In contrast to production, U.S. gas demand varies wildly throughout the year, climbing to as high as 135 Bcf/day on cold winter days and falling to 60 Bcf/day during the shoulder months. As gas continues to gain market share in the power sector, gas prices will be pressured on both sides of the temperature scale: increases in gas demand during heating season and increases in gas demand for power generation in the cooling season. To illustrate, hot summers can now see 70 Bcf/day in total U.S. gas demand, compared to the 55 Bcf/day seen in the hot summers before 2010.

Pricing Patterns

Counterintuitively, while heating load surges demand and maxes out pipeline capacity in the colder months, gas prices since 2010 have generally been comparable between winter and summer (see Figure 3). And based on prices patterns over the past 15 years or so, it is difficult to make definitive statements about the correlation between oil and natural gas prices.

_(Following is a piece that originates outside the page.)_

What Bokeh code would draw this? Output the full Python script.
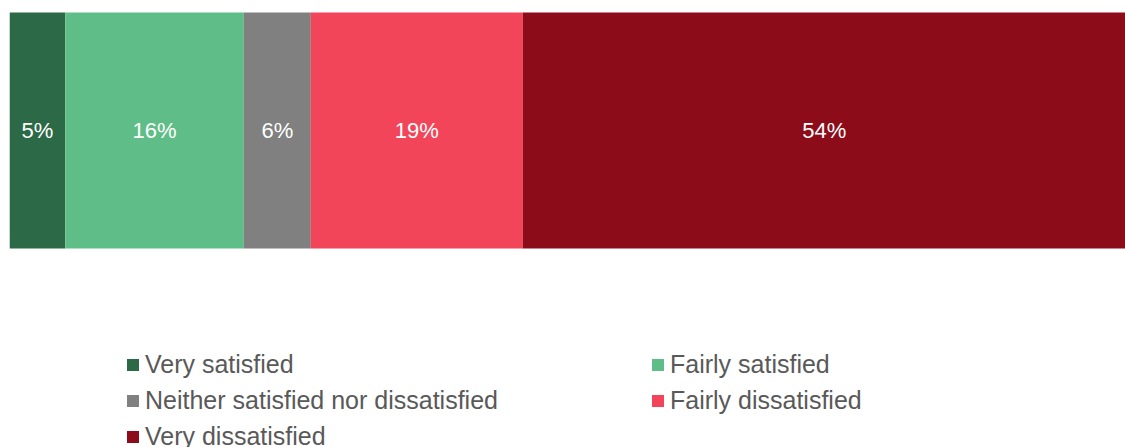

Looking forward though, the “dash to gas” does present risks for consumers:  demand growth in the power generation, industrial, and export sectors could increase U.S. gas demand by 25% to 95 Bcf/day by 2020.

Exports Could Be Game Changer

U.S. natural gas consumers must also know that we are increasingly opening up our market to international buyers.  Exports now appear as the only domestic demand market that could potentially spiral away from us: natural gas is expected to become the world’s primary fuel in our post-COP21 climate agreement world.  The global liquefied natural gas (LNG) importing pool is projected to double to 70 nations by 2030, and hungry Asian buyers like to outbid and lower import taxes to take in more oil and gas.

U.S. natural gas is highly desirable: it’s cheaper, has more flexible contracts, and comes from a stable democracy with transparent and reliable public companies. Seven U.S. export LNG projects are currently approved, and the U.S. Energy Information Administration projects 550 U.S. LNG vessels passing through the newly expanded Panama Canal to deliver supplies to Latin America and Asia over the next few years. Overall, the U.S. could be exporting 10-12 Bcf/day by 2020, up from virtually nothing a year ago.  

In just a year’s time, the U.S. has shipped LNG to nearly 20 nations, with the focus of our supplies steadily shifting across the regionalized markets, first to Latin America then to Asia and now to Europe. Today, the U.S. exports about 4 Bcf/day of gas to Mexico, 2.5 Bcf/day to Canada, and 2 Bcf/day of LNG to the world. This is some 12% of current U.S. gas production, and the export share of our output could double to 25% as soon as 2020.

The booming U.S. gas export business represents a potential concern for domestic consumers. In short, there is a huge amount of gas that will be leaving the U.S. domestic delivery system, and the more we become integrated with the globalizing gas market, the more precarious our domestic prices could become. For example, as Australia’s LNG exports have increased, gas prices in parts of the country have doubled. And this past summer, some Australian gas consumers were paying 40% more for domestic supply than Japan was paying for Australian LNG.